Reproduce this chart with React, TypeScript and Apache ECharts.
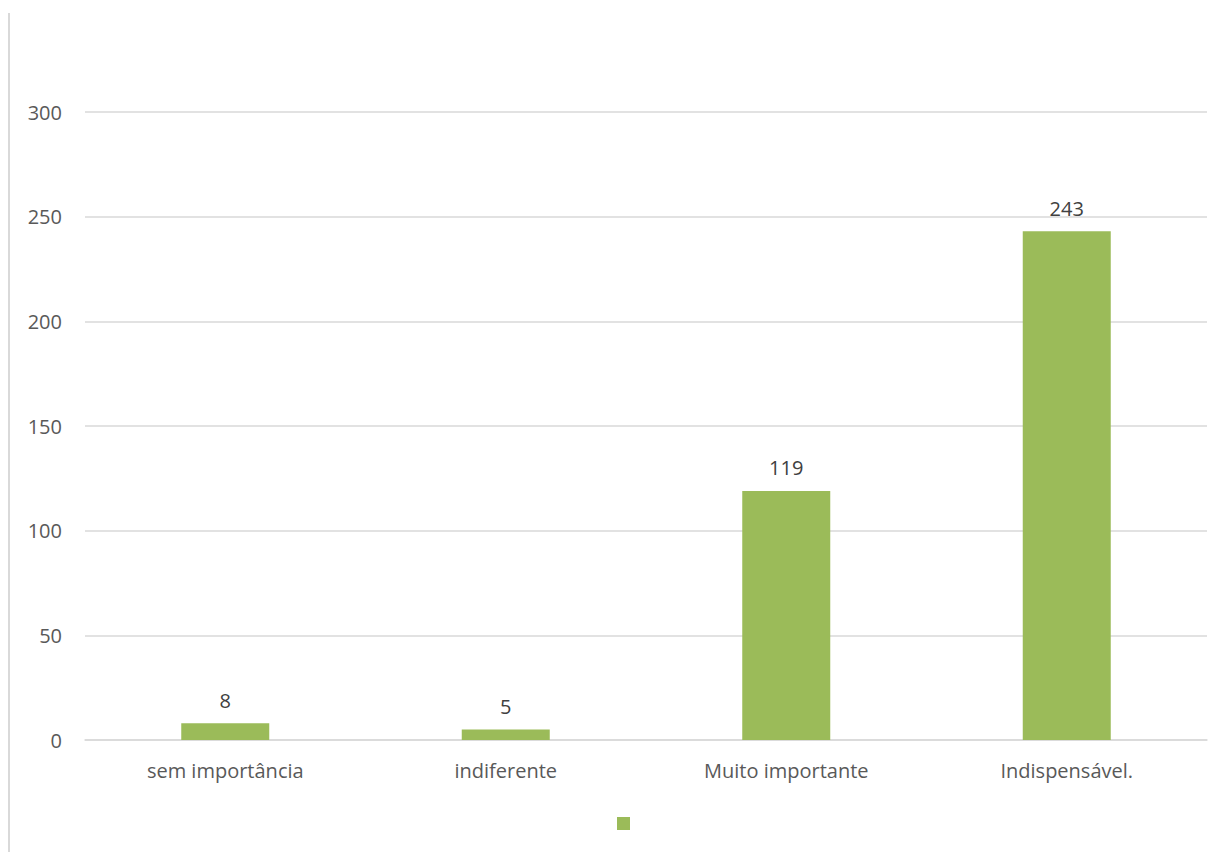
import React, { useEffect, useRef } from "react";
import * as echarts from "echarts";

const categories = ["sem importância", "indiferente", "Muito importante", "Indispensável."];
const values = [8, 5, 119, 243];
const yTicks = { min: 0, max: 300, interval: 50 };
const seriesName = " ";

export default function App() {
  const ref = useRef<HTMLDivElement>(null);
  useEffect(() => {
    if (!ref.current) return;
    const chart = echarts.init(ref.current, undefined, { renderer: "svg" });
    const font = "'Open Sans', 'Noto Sans', sans-serif";
    chart.setOption({
      animation: false,
      backgroundColor: "#ffffff",
      textStyle: { fontFamily: font },
      grid: { left: 85, right: 17, top: 112, bottom: 112, containLabel: false },
      legend: {
        show: true,
        left: 617,
        top: 817,
        itemWidth: 13,
        itemHeight: 13,
        itemGap: 0,
        padding: 0,
        icon: "rect",
        data: [seriesName],
        textStyle: { fontSize: 10, color: "#fff" },
        selectedMode: false,
      },
      graphic: [
        {
          type: "line",
          shape: { x1: 9, y1: 13, x2: 9, y2: 852 },
          style: { stroke: "#d9d9d9", lineWidth: 2 },
          silent: true,
        },
      ],
      xAxis: {
        type: "category",
        data: categories,
        axisLine: { show: true, lineStyle: { color: "#d9d9d9", width: 1.5 } },
        axisTick: { show: false },
        axisLabel: { color: "#595959", fontSize: 20, margin: 20, fontFamily: font },
      },
      yAxis: {
        type: "value",
        min: yTicks.min,
        max: yTicks.max,
        interval: yTicks.interval,
        axisLine: { show: false },
        axisTick: { show: false },
        splitLine: { lineStyle: { color: "#d9d9d9", width: 1.5 } },
        axisLabel: { color: "#595959", fontSize: 20, margin: 23, fontFamily: font },
      },
      series: [
        {
          name: seriesName,
          type: "bar",
          data: values,
          barWidth: 88,
          itemStyle: { color: "#9BBB59" },
          label: {
            show: true,
            position: "top",
            distance: 13,
            color: "#404040",
            fontSize: 20,
            fontFamily: font,
          },
        },
      ],
    });
    return () => chart.dispose();
  }, []);
  return (
    <div
      ref={ref}
      style={{ position: "fixed", left: 0, top: 0, width: 1224, height: 852, background: "#fff" }}
    />
  );
}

☆ ☆ ☆ ☆ ☆

WHAT IS EXPECTED =
Give every line back word for word and leave the pictures out.

WORKED SOLUTION =
Reproduce this chart with React, TypeScript and Apache ECharts.
import React, { useEffect, useRef } from "react";
import * as echarts from "echarts";

const categories = ["sem importância", "indiferente", "Muito importante", "Indispensável."];
const values = [8, 5, 119, 243];
const yTicks = { min: 0, max: 300, interval: 50 };
const seriesName = " ";

export default function App() {
  const ref = useRef<HTMLDivElement>(null);
  useEffect(() => {
    if (!ref.current) return;
    const chart = echarts.init(ref.current, undefined, { renderer: "svg" });
    const font = "'Open Sans', 'Noto Sans', sans-serif";
    chart.setOption({
      animation: false,
      backgroundColor: "#ffffff",
      textStyle: { fontFamily: font },
      grid: { left: 85, right: 17, top: 112, bottom: 112, containLabel: false },
      legend: {
        show: true,
        left: 617,
        top: 817,
        itemWidth: 13,
        itemHeight: 13,
        itemGap: 0,
        padding: 0,
        icon: "rect",
        data: [seriesName],
        textStyle: { fontSize: 10, color: "#fff" },
        selectedMode: false,
      },
      graphic: [
        {
          type: "line",
          shape: { x1: 9, y1: 13, x2: 9, y2: 852 },
          style: { stroke: "#d9d9d9", lineWidth: 2 },
          silent: true,
        },
      ],
      xAxis: {
        type: "category",
        data: categories,
        axisLine: { show: true, lineStyle: { color: "#d9d9d9", width: 1.5 } },
        axisTick: { show: false },
        axisLabel: { color: "#595959", fontSize: 20, margin: 20, fontFamily: font },
      },
      yAxis: {
        type: "value",
        min: yTicks.min,
        max: yTicks.max,
        interval: yTicks.interval,
        axisLine: { show: false },
        axisTick: { show: false },
        splitLine: { lineStyle: { color: "#d9d9d9", width: 1.5 } },
        axisLabel: { color: "#595959", fontSize: 20, margin: 23, fontFamily: font },
      },
      series: [
        {
          name: seriesName,
          type: "bar",
          data: values,
          barWidth: 88,
          itemStyle: { color: "#9BBB59" },
          label: {
            show: true,
            position: "top",
            distance: 13,
            color: "#404040",
            fontSize: 20,
            fontFamily: font,
          },
        },
      ],
    });
    return () => chart.dispose();
  }, []);
  return (
    <div
      ref={ref}
      style={{ position: "fixed", left: 0, top: 0, width: 1224, height: 852, background: "#fff" }}
    />
  );
}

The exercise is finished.